According to the complaint, from November 2006 to September 2009, Neves negotiated with several U.S. and European commercial banks to structure 12 notes on his customers’ behalf.  Neves, as the funds’ portfolio manager, was authorized to make all trading decisions on the funds’ behalf.  Instead of purchasing structured notes worth approximately $70 million, Neves engaged in a scheme that included trading the notes with one or more accounts in the names of offshore nominee entities that he and Luna controlled, to later buy the same notes at an excessive, baseless mark up price for their customers.  Respondents also altered the structured notes’ term sheets by whiting out or electronically cutting and pasting the markup amounts, over the actual price and trade information, and providing the forged documents to clients.  As a result, the Brazilian funds and the Colombian investor were charged markups as high as 67%, totaling approximately $36 million in overpaid, undisclosed, excessive fees.  Both Neves and Luna enjoyed inflated salaries and commissions stemming from their scheme.

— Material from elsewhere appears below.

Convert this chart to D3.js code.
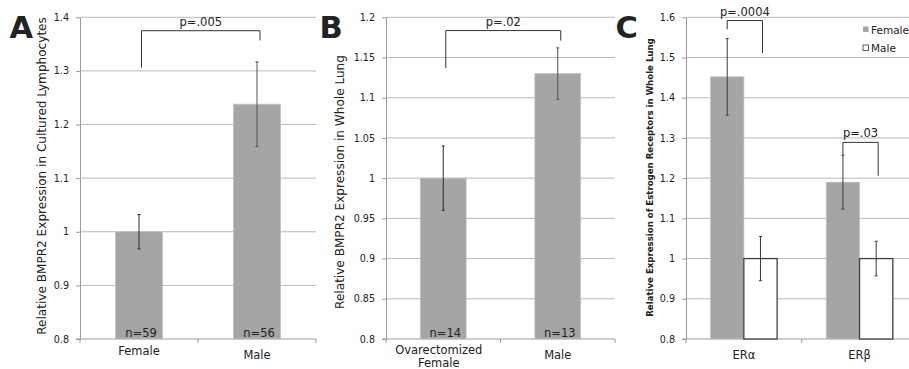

The SEC also instituted an administrative proceeding against LatAm’s former president, Angelica Aguilera, alleging that she failed to reasonably supervise Neves and Luna.  The SEC said, “Neves lined his pockets with millions of dollars by charging customers exorbitant, fraudulent markups…Neves and Luna thought they could hide their scheme and evade regulators by using offshore nominee companies and forged documents, but they thought wrong.”

Without admitting or denying the charges, Luna has agreed to pay disgorgement of $923,704.85, prejudgment interest of $241,643.51, plus a penalty amount to be determined.

FINRA Fines Rodman & Renshaw for Supervisory & Information Barrier Violations

FINRA fined Rodman & Renshaw LLC $315,000 for supervisory and other violations related to the interaction between the firm’s research and investment banking functions.  Rodman is a New York based broker-dealer that provides investment banking services to private and public companies, as well as research, sales, and trading services to institutional investors.  FINRA also sanctioned Rodman’s former COO, William A. Iommi, Sr., with a fine of $15,000 and a suspension from acting in a principal capacity for 90 days.  Two research analysts were fined $10,000 respectively, for participating in efforts to solicit investment banking business.

According to FINRA, from January 2008 through March 15, 2012, Rodman failed to establish, maintain, and enforce supervisory and compliance procedures to monitor potential conflicts of interest between research and investment banking.  As a result of these deficiencies, Rodman failed to prevent research analysts from engaging in the solicitation of investment banking business, and failed to prevent a member engaged in investment banking activities from having influence or control over research analysts’ evaluations or compensation.  Furthermore, FINRA found that a research analyst was compensated for his contribution to Rodman’s investment banking business.

FINRA stated, “The deficiencies in Rodman’s supervisory system created an environment in which the conflict of interest between research and investment banking was left unmanaged.  FINRA will continue to ensure that firms have adequate supervisory systems tailored to the firm’s business and we will continue to sanction firms that demonstrate a weak culture of compliance and internal controls.”

Without admitting or denying the allegations, Rodman, Iommi, and the two research analysts agreed to the sanctions and consented to the entry of FINRA’s findings.

FINRA Department of Enforcement v. Rodolfo Alvarez

Letter of Acceptance, Waiver and Consent, No. 2011026804401, August 17, 2012, Los Angeles, California

After FINRA opened an investigation into Mr. Alvarez’s alleged borrowing and/or misusing of client funds, he failed to respond to the FINRA staff’s letters requesting information or an on-the-record interview.  Mr. Alvarez responded to a later communication regarding another on-the-record hearing by email.  However, he stated that he no longer resided in the United States and did not plan on returning to provide testimony.  Mr. Alvarez agreed to a letter of acceptance, waiver, and consent, barring him from associating with any FINRA member as a result of his violations of FINRA Rules 8210 and 2010.